Another example of a high-flyer that got pounded is DELL.

One of the best Short Sellers I know loves to Sell that stock. It just becomes a factor of life once they take a hit.

Especially now, with DELL floating around all time Highs.



To: Patrick Slevin who wrote (17087)4/15/2000 6:25:00 PM
From: Czechsinthemail  Read Replies (1) | Respond to of 17305
 
Patrick,

Thanks for the reply on INAP. The comparison you make with RMBS may be apt, particularly since INAP has the unfortunate predicament of forecasted losses at least through this year and next. In the current market environment, there are relatively few willing to look that far into the future. Without immediately visible earnings and imminent good news, stocks are being dumped regardless of their long-term prospects. The stock has also been hurt by significant insider sales during a recent secondary offering -- besides putting more shares out into the market it encourages doubts and fears about the company's prospects. Perhaps the company is being judged unfairly, but in conjunction with a falling stock price, more blood draws more sharks while potential buyers hold back.

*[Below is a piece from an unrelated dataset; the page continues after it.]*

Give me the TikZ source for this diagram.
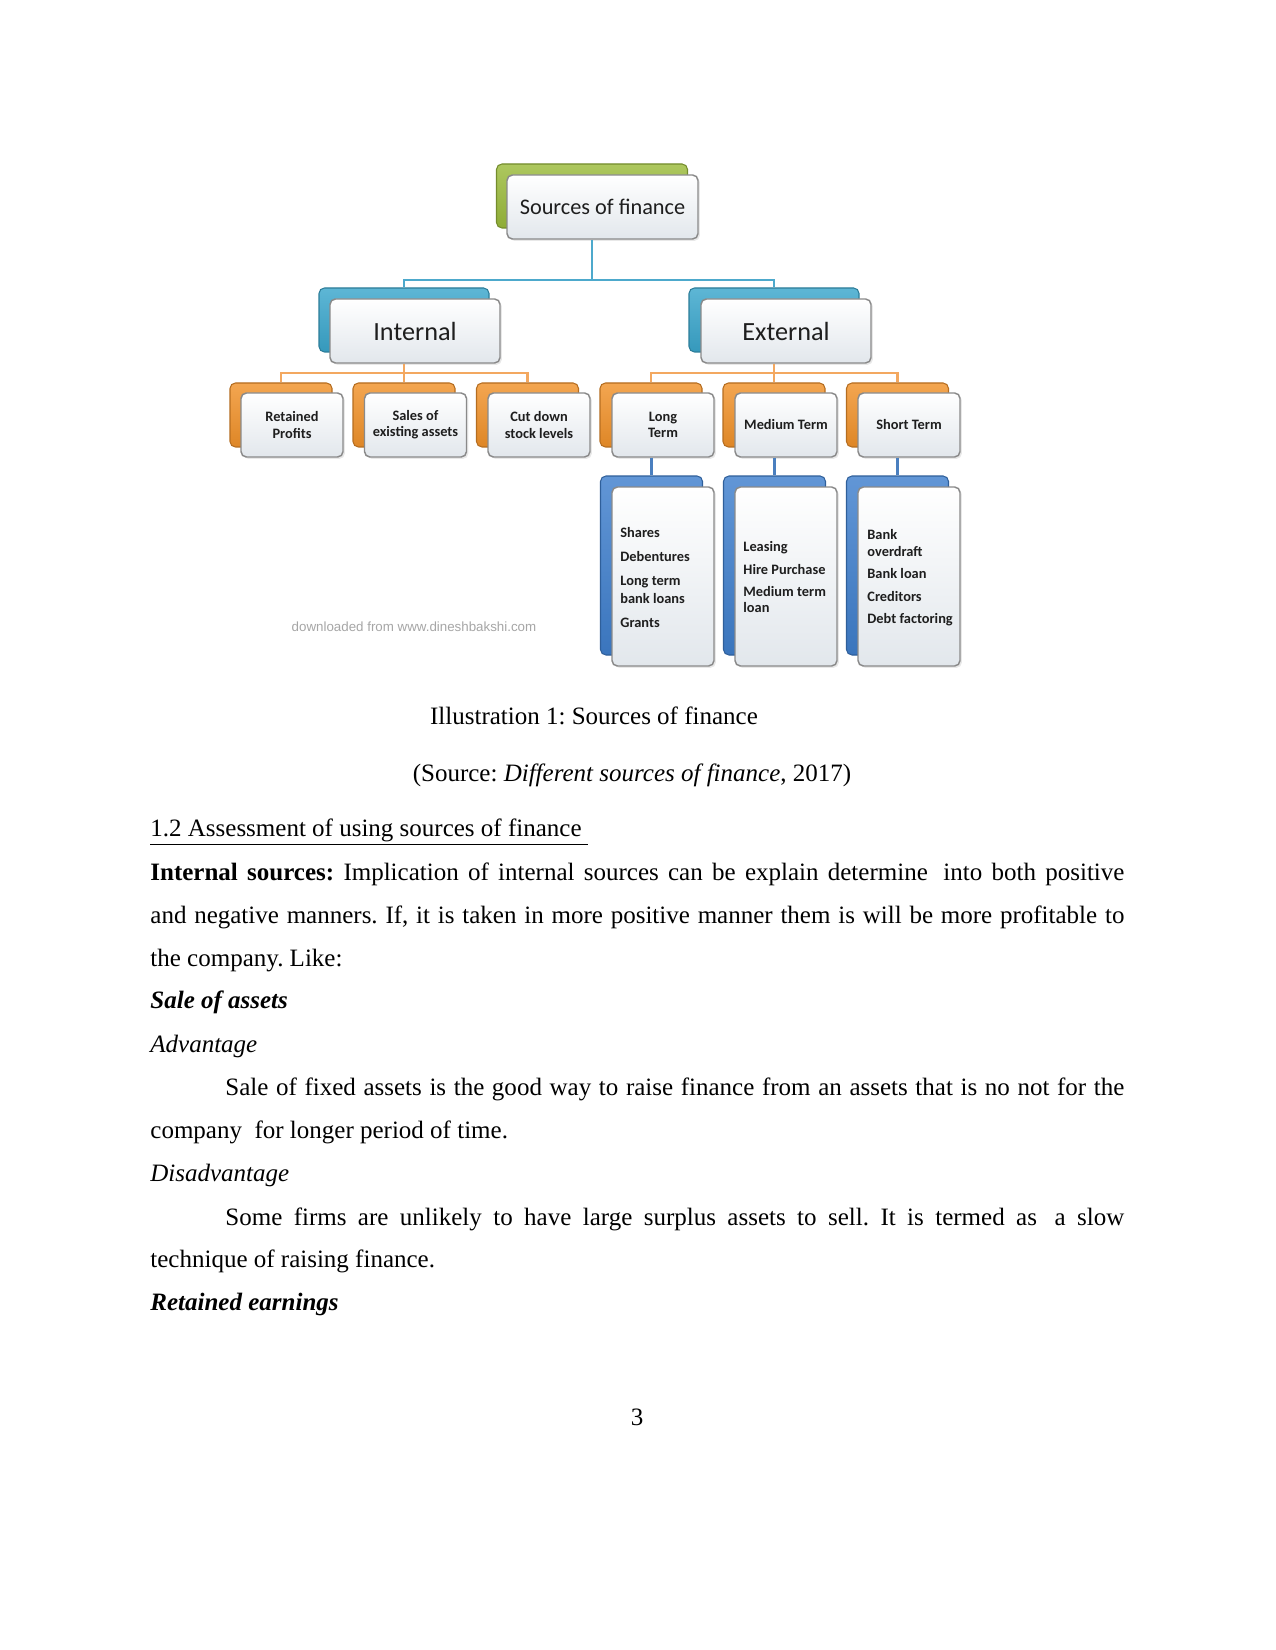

My recent bargain-hunting has focused on two value-growth tech companies: Global Light Telecom (GBT) and Alliance Semiconductor (ALSC). Not bleeding edge technology, but undervalued with growing technology assets -- kind of Warren Buffett with growth. The growth story in both cases looks good, but an important consideration, particularly in the current market climate, is that both companies own assets worth substantially more than their market cap. I think the recent shocks to the market should favor companies with clear "show me the money" stories.

Though the asset values may decline if the NASDAQ continues to fall, having a significant discount from asset value should provide some cushioning on the downside and a spring effect on the recovery.